Nathaniel Hawthorne,

the most distinguished writer of American fiction, was born in Salem, a coast-town of Massachusetts, some dozen miles from Boston, on 4th July 1804. His ancestors were American from the time of the first settlements. Nathaniel, a sea-captain, father of the novelist, died in 1808. For forty years of widowhood his mother secluded herself and seldom left her room. Two sisters were only a little less recluse. Here was an influence that nursed a similar habit in the boy. An accident at play sent him for companionship to books, which ranged from Shakespeare through Bunyan to the Newgate Calendar. In tastes and temperament the boy was father of the man. His first teacher was Worcester, the distinguished lexicographer. In 1813 the family removed to Raymond in Maine, which was then a province of Massachusetts. Hunting and skating on the beautiful Sebago Lake, and fishing in its clear waters, with much desultory reading, went far to constitute his Raymond life. In 1819 he was back in Salem, reading Waverley, preparing for college, and issuing the Spectator, which ran through four numbers, its circulation limited to a single copy. In 1820 he already contemplated the profession of authorship. In 1821 he entered Bowdoin College in Brunswick, Maine, then recently founded, and better equipped with courage than with a faculty or funds.
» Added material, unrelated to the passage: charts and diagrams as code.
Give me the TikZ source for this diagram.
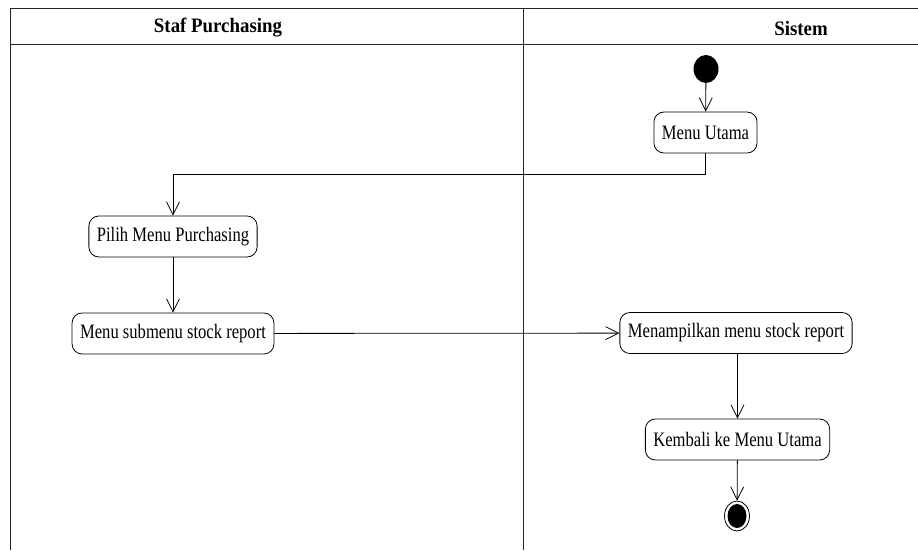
\documentclass[tikz,border=0pt]{standalone}
\usepackage{fontspec}
\setmainfont{Liberation Serif}
\newfontfamily\bodyfont[FakeStretch=0.81]{Liberation Serif}
\newfontfamily\lanefont[FakeStretch=0.92]{Liberation Serif}
\usetikzlibrary{shapes.geometric, arrows.meta, positioning}

\tikzset{
    activity/.style={rectangle, draw, rounded corners=10pt, minimum height=41pt,
        inner xsep=8pt, line width=0.8pt, font=\bodyfont\fontsize{20.5}{22}\selectfont},
    lane/.style={font=\lanefont\bfseries\fontsize{20.5}{22}\selectfont},
    flow/.style={-{Straight Barb[length=13pt, width=13pt]}, line width=0.8pt},
    frame/.style={line width=0.9pt, draw=black!85}
}

\begin{document}
\begin{tikzpicture}[x=1pt, y=-1pt]
    \useasboundingbox (0,0) rectangle (918,550);

    % swimlanes
    \draw[frame] (918,8.5) -- (10.5,8.5) -- (10.5,550);
    \draw[frame] (10.5,44.5) -- (918,44.5);
    \draw[frame] (523,8.5) -- (523,550);
    \node [lane] (staf) at (218,28) {Staf Purchasing};
    \node [lane] (sistem) at (801,28) {Sistem};

    % activities
    \node [ellipse, fill=black, minimum width=25pt, minimum height=28pt, inner sep=0pt] (start) at (706,69) {};
    \node [activity] (utama) at (705.5,132.5) {Menu Utama};
    \node [activity] (pilih) at (173,236.5) {Pilih Menu Purchasing};
    \node [activity] (submenu) at (173,333.5) {Menu submenu stock report};
    \node [activity] (tampil) at (736,333) {Menampilkan menu stock report};
    \node [activity] (kembali) at (737.5,439.5) {Kembali ke Menu Utama};
    \node [ellipse, draw, line width=0.8pt, minimum width=25pt, minimum height=30pt, inner sep=0pt] (finish) at (737,516) {};
    \node [ellipse, fill=black, minimum width=19pt, minimum height=24pt, inner sep=0pt] (finishdot) at (finish.center) {};

    \coordinate (turn) at (0,174);

    \draw[flow] (start) -- (utama);
    \draw[flow] (utama.south) -- (utama.south |- turn) -| (pilih.north);
    \draw[flow] (pilih) -- (submenu);
    \draw[flow] (submenu) -- (tampil);
    \draw[flow] (tampil.south -| kembali.north) -- (kembali.north);
    \draw[flow] (kembali) -- (finish);
\end{tikzpicture}
\end{document}
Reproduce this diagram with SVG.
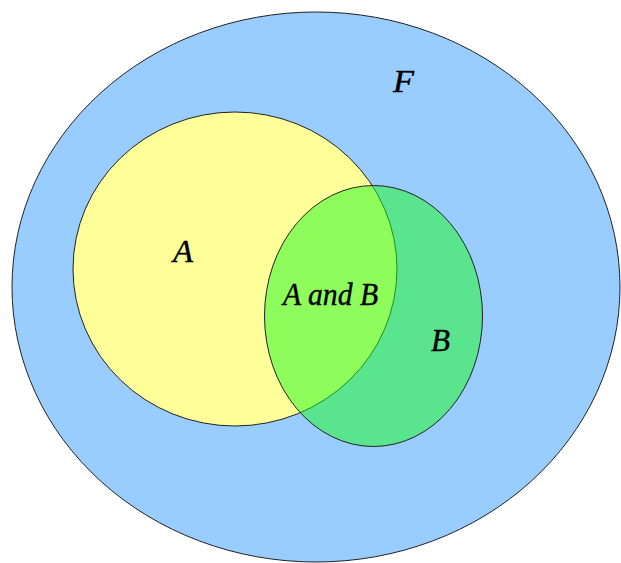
<svg xmlns="http://www.w3.org/2000/svg" width="621" height="563" viewBox="0 0 621 563">
<style>
.s{stroke:#222;stroke-width:1}
.t{font-family:"Liberation Serif","Times New Roman",serif;font-style:italic;font-size:31px;fill:#000;stroke:#000;stroke-width:0.4}
</style>
<rect width="621" height="563" fill="#fff"/>
<g id="F">
<ellipse class="s" cx="316" cy="287" rx="304" ry="275" fill="#99CCFF"/>
<text class="t" x="393" y="92" textLength="21" lengthAdjust="spacingAndGlyphs">F</text>
</g>
<g id="A">
<ellipse class="s" cx="235" cy="269" rx="162" ry="157" fill="#FFFF99"/>
<text class="t" x="173" y="262" textLength="20" lengthAdjust="spacingAndGlyphs">A</text>
</g>
<g id="B">
<ellipse class="s" cx="373.5" cy="316" rx="109" ry="130.5" fill="#1EFC1E" fill-opacity="0.5"/>
<text class="t" x="431" y="351" textLength="19" lengthAdjust="spacingAndGlyphs">B</text>
</g>
<g id="AB">
<text class="t" x="283" y="305" textLength="95" lengthAdjust="spacingAndGlyphs">A and B</text>
</g>
<g id="connectors"/>
</svg>
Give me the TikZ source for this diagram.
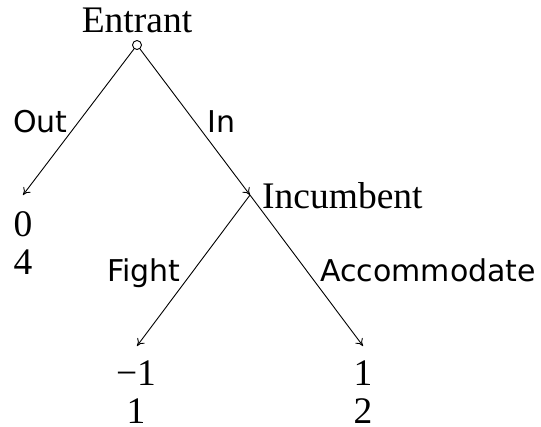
\documentclass[tikz,border=0pt]{standalone}
\usepackage{fontspec}
\setmainfont{Liberation Serif}
\newfontfamily\lblfont{DejaVu Sans}
\usetikzlibrary{arrows.meta}
\tikzset{
  edge/.style={line width=0.9pt, -{To[length=7pt,width=9pt]}},
  player/.style={inner sep=0pt, font=\fontsize{37.5}{38}\selectfont},
  payoff/.style={inner sep=0pt, align=center, anchor=north, font=\fontsize{37.5}{38}\selectfont},
  act/.style={inner sep=0pt, anchor=base west, font=\lblfont\fontsize{30}{36}\selectfont},
  root/.style={circle, draw, line width=0.9pt, fill=white, minimum size=9pt, inner sep=0pt}
}
\begin{document}
\begin{tikzpicture}[x=1pt,y=1pt]
\useasboundingbox (0,0) rectangle (541,-426);
% nodes
\node[root] (r) at (137,-45) {};
\node[player, anchor=base] (entrant) at (137,-32) {Entrant};
\coordinate (inc) at (250,-195);
\node[player, anchor=base west] (incumbent) at (262,-208) {Incumbent};
\coordinate (tout) at (23,-195);
\coordinate (tfight) at (137,-346);
\coordinate (tacc) at (363,-346);
% payoffs
\node[payoff] (pout) at (23,-211) {0\\4};
\node[payoff] (pfight) at (136,-361) {−1\\1};
\node[payoff] (pacc) at (363,-361) {1\\2};
% edges
\draw[edge] (r) -- (tout);
\draw[edge] (r) -- (inc);
\draw[edge] (inc) -- (tfight);
\draw[edge] (inc) -- (tacc);
% labels
\node[act] (lout) at (13,-132) {Out};
\node[act] (lin) at (207,-132) {In};
\node[act] (lfight) at (107,-281) {Fight};
\node[act] (lacc) at (320,-281) {Accommodate};
\end{tikzpicture}
\end{document}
On his way to Brunswick, through New Hampshire, he made the acquaintance of a Bowdoin sophomore, Franklin Pierce, one of his best friends thereafter. With Longfellow the poet, a classmate, he had slight acquaintance, but was remembered by him as 'a handsome, bashful youth, with a low, musical voice.' Longfellow was one of the more studious set, Hawthorne one of the less studious. He was indifferent to sports, but mildly convivial, and his gambling was made a subject of correspondence with his mother by the president of the college. The stakes were fifty cents worth of wine. At the conclusion of his college course we have the reflection of his actual feelings in Fanshawe, his first novel, where he says that in the inmost heart of his hero there was a dream of undying fame. In spite of his dissuasion, his mother and sisters had returned to Salem, and he joined them there in 1825, and entered at once upon a period of seclusion that dragged its slow length along for a full dozen years. He had no intimacy even with his mother and sisters. Often his meals were left outside the door of his room. Most of his walking, except that of his longer excursions, was done after dark. There was a good local library, in which he burrowed deep; and, had he not disdained them, there were intelligence and culture in the fine old town that might have served him well. The colour of his brooding solitude dyed in the wool the texture of the fancies that he wove assiduously, with little hope of making them attractive to his fellow-men.